■ **Task requirements**
Restate the whole of the material. Keep every word, and drop the pictures.

■ **Dataset section**
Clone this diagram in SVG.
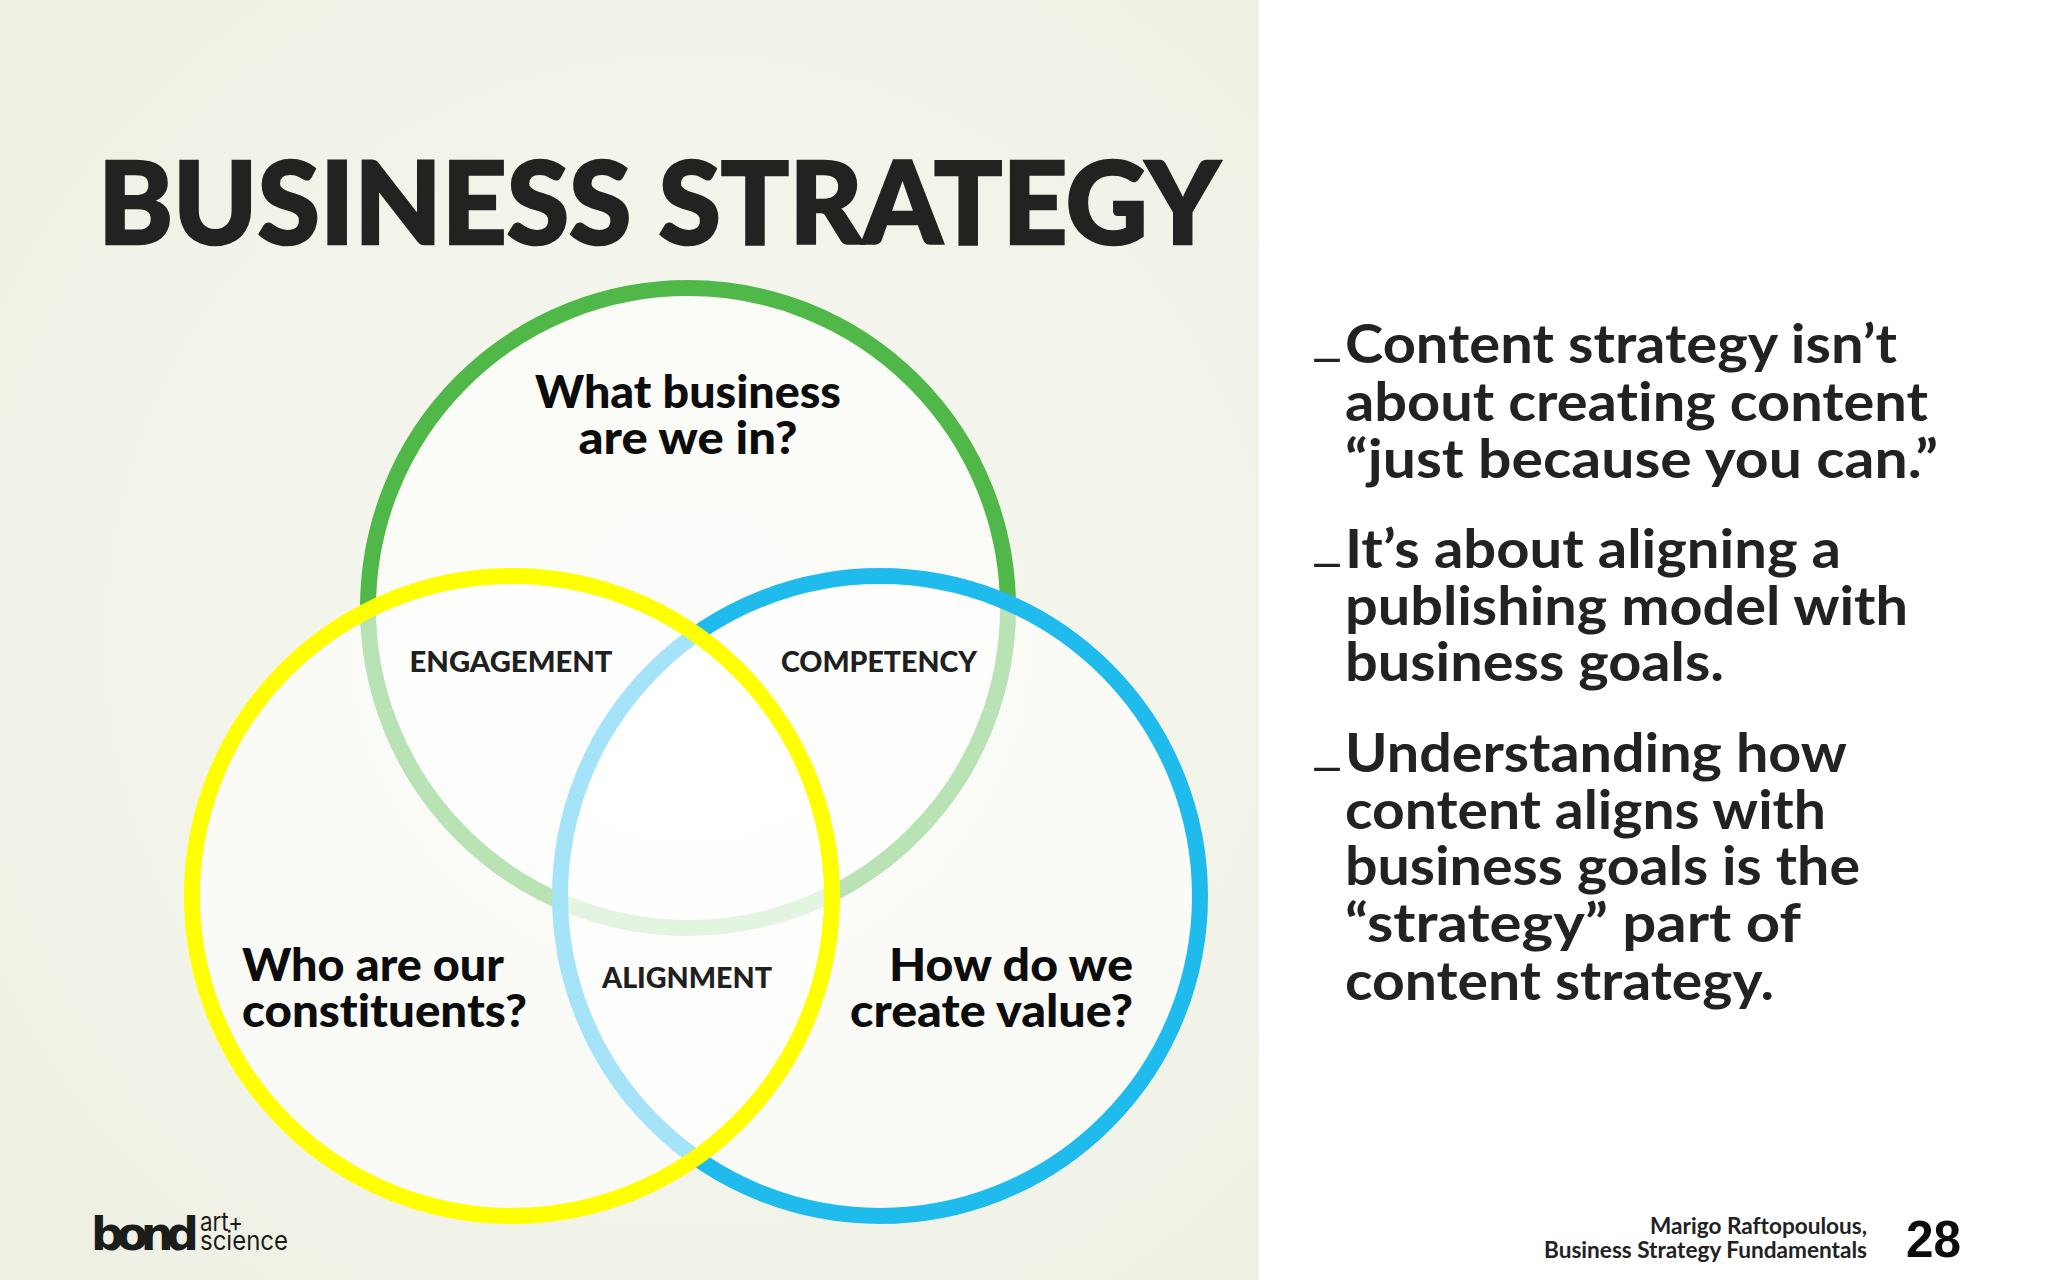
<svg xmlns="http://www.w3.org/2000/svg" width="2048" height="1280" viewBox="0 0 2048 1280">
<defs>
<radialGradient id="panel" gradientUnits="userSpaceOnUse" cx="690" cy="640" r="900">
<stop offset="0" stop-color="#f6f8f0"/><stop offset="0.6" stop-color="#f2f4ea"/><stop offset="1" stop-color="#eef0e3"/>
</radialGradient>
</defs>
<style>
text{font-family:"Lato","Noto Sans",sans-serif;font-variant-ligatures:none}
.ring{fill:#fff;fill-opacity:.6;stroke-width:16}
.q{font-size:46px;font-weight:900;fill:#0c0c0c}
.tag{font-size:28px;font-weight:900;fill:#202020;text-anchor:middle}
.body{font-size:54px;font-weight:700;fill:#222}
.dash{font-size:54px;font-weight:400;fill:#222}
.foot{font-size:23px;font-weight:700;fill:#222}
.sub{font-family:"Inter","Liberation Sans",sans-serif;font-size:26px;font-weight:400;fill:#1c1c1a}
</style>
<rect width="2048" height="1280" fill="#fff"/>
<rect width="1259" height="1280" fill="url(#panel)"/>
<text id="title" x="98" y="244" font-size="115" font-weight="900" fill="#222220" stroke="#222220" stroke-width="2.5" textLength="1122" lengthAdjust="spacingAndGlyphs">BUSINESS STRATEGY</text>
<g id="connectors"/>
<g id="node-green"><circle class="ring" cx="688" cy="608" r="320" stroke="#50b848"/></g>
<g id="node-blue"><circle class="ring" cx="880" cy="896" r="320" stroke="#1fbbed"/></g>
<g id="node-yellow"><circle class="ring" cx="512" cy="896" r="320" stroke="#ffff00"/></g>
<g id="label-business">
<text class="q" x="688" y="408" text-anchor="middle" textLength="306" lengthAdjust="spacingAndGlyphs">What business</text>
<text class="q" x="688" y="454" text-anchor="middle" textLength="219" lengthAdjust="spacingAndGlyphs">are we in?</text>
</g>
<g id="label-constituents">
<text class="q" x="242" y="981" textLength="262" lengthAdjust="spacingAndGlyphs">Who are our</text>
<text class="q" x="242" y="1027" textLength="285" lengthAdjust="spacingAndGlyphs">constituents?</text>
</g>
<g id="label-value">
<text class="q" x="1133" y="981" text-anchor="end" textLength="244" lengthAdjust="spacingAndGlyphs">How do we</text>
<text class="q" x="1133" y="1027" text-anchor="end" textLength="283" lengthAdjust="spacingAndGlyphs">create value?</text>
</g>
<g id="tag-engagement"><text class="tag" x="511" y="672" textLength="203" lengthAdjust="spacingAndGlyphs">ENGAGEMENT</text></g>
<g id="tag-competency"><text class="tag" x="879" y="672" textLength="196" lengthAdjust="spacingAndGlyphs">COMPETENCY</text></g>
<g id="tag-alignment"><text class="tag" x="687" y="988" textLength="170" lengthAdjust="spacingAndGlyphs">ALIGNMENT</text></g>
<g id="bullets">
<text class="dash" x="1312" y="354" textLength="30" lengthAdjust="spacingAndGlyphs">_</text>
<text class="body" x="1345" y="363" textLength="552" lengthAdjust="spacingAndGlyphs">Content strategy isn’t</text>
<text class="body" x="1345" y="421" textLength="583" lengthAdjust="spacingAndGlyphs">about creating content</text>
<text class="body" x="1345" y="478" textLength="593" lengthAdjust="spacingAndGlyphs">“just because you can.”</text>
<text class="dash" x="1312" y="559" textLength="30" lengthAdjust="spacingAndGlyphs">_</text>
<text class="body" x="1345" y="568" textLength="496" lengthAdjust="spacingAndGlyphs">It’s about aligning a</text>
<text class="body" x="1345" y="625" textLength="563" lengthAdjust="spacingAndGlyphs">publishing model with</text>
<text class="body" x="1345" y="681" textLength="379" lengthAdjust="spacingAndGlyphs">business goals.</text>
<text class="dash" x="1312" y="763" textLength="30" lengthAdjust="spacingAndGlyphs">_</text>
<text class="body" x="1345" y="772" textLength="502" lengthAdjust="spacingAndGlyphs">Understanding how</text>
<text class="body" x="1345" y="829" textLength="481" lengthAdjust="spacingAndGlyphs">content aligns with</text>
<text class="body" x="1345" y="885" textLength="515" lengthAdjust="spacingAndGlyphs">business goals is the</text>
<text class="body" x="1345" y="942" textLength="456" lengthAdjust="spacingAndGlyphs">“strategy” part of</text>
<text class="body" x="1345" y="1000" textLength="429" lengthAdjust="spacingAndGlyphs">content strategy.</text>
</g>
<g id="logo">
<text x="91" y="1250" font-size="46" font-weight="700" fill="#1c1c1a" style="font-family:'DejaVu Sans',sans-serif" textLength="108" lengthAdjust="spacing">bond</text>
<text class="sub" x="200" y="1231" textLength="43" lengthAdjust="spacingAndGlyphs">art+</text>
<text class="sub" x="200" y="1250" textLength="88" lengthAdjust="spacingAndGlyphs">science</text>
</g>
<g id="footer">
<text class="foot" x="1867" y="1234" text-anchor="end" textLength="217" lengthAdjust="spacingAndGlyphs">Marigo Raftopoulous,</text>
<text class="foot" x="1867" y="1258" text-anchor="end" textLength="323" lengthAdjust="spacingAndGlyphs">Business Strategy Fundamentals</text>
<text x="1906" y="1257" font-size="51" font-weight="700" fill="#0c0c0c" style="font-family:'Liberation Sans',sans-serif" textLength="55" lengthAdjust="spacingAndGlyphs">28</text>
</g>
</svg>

■ **Written answer**
Clone this diagram in SVG.
<svg xmlns="http://www.w3.org/2000/svg" width="2048" height="1280" viewBox="0 0 2048 1280">
<defs>
<radialGradient id="panel" gradientUnits="userSpaceOnUse" cx="690" cy="640" r="900">
<stop offset="0" stop-color="#f6f8f0"/><stop offset="0.6" stop-color="#f2f4ea"/><stop offset="1" stop-color="#eef0e3"/>
</radialGradient>
</defs>
<style>
text{font-family:"Lato","Noto Sans",sans-serif;font-variant-ligatures:none}
.ring{fill:#fff;fill-opacity:.6;stroke-width:16}
.q{font-size:46px;font-weight:900;fill:#0c0c0c}
.tag{font-size:28px;font-weight:900;fill:#202020;text-anchor:middle}
.body{font-size:54px;font-weight:700;fill:#222}
.dash{font-size:54px;font-weight:400;fill:#222}
.foot{font-size:23px;font-weight:700;fill:#222}
.sub{font-family:"Inter","Liberation Sans",sans-serif;font-size:26px;font-weight:400;fill:#1c1c1a}
</style>
<rect width="2048" height="1280" fill="#fff"/>
<rect width="1259" height="1280" fill="url(#panel)"/>
<text id="title" x="98" y="244" font-size="115" font-weight="900" fill="#222220" stroke="#222220" stroke-width="2.5" textLength="1122" lengthAdjust="spacingAndGlyphs">BUSINESS STRATEGY</text>
<g id="connectors"/>
<g id="node-green"><circle class="ring" cx="688" cy="608" r="320" stroke="#50b848"/></g>
<g id="node-blue"><circle class="ring" cx="880" cy="896" r="320" stroke="#1fbbed"/></g>
<g id="node-yellow"><circle class="ring" cx="512" cy="896" r="320" stroke="#ffff00"/></g>
<g id="label-business">
<text class="q" x="688" y="408" text-anchor="middle" textLength="306" lengthAdjust="spacingAndGlyphs">What business</text>
<text class="q" x="688" y="454" text-anchor="middle" textLength="219" lengthAdjust="spacingAndGlyphs">are we in?</text>
</g>
<g id="label-constituents">
<text class="q" x="242" y="981" textLength="262" lengthAdjust="spacingAndGlyphs">Who are our</text>
<text class="q" x="242" y="1027" textLength="285" lengthAdjust="spacingAndGlyphs">constituents?</text>
</g>
<g id="label-value">
<text class="q" x="1133" y="981" text-anchor="end" textLength="244" lengthAdjust="spacingAndGlyphs">How do we</text>
<text class="q" x="1133" y="1027" text-anchor="end" textLength="283" lengthAdjust="spacingAndGlyphs">create value?</text>
</g>
<g id="tag-engagement"><text class="tag" x="511" y="672" textLength="203" lengthAdjust="spacingAndGlyphs">ENGAGEMENT</text></g>
<g id="tag-competency"><text class="tag" x="879" y="672" textLength="196" lengthAdjust="spacingAndGlyphs">COMPETENCY</text></g>
<g id="tag-alignment"><text class="tag" x="687" y="988" textLength="170" lengthAdjust="spacingAndGlyphs">ALIGNMENT</text></g>
<g id="bullets">
<text class="dash" x="1312" y="354" textLength="30" lengthAdjust="spacingAndGlyphs">_</text>
<text class="body" x="1345" y="363" textLength="552" lengthAdjust="spacingAndGlyphs">Content strategy isn’t</text>
<text class="body" x="1345" y="421" textLength="583" lengthAdjust="spacingAndGlyphs">about creating content</text>
<text class="body" x="1345" y="478" textLength="593" lengthAdjust="spacingAndGlyphs">“just because you can.”</text>
<text class="dash" x="1312" y="559" textLength="30" lengthAdjust="spacingAndGlyphs">_</text>
<text class="body" x="1345" y="568" textLength="496" lengthAdjust="spacingAndGlyphs">It’s about aligning a</text>
<text class="body" x="1345" y="625" textLength="563" lengthAdjust="spacingAndGlyphs">publishing model with</text>
<text class="body" x="1345" y="681" textLength="379" lengthAdjust="spacingAndGlyphs">business goals.</text>
<text class="dash" x="1312" y="763" textLength="30" lengthAdjust="spacingAndGlyphs">_</text>
<text class="body" x="1345" y="772" textLength="502" lengthAdjust="spacingAndGlyphs">Understanding how</text>
<text class="body" x="1345" y="829" textLength="481" lengthAdjust="spacingAndGlyphs">content aligns with</text>
<text class="body" x="1345" y="885" textLength="515" lengthAdjust="spacingAndGlyphs">business goals is the</text>
<text class="body" x="1345" y="942" textLength="456" lengthAdjust="spacingAndGlyphs">“strategy” part of</text>
<text class="body" x="1345" y="1000" textLength="429" lengthAdjust="spacingAndGlyphs">content strategy.</text>
</g>
<g id="logo">
<text x="91" y="1250" font-size="46" font-weight="700" fill="#1c1c1a" style="font-family:'DejaVu Sans',sans-serif" textLength="108" lengthAdjust="spacing">bond</text>
<text class="sub" x="200" y="1231" textLength="43" lengthAdjust="spacingAndGlyphs">art+</text>
<text class="sub" x="200" y="1250" textLength="88" lengthAdjust="spacingAndGlyphs">science</text>
</g>
<g id="footer">
<text class="foot" x="1867" y="1234" text-anchor="end" textLength="217" lengthAdjust="spacingAndGlyphs">Marigo Raftopoulous,</text>
<text class="foot" x="1867" y="1258" text-anchor="end" textLength="323" lengthAdjust="spacingAndGlyphs">Business Strategy Fundamentals</text>
<text x="1906" y="1257" font-size="51" font-weight="700" fill="#0c0c0c" style="font-family:'Liberation Sans',sans-serif" textLength="55" lengthAdjust="spacingAndGlyphs">28</text>
</g>
</svg>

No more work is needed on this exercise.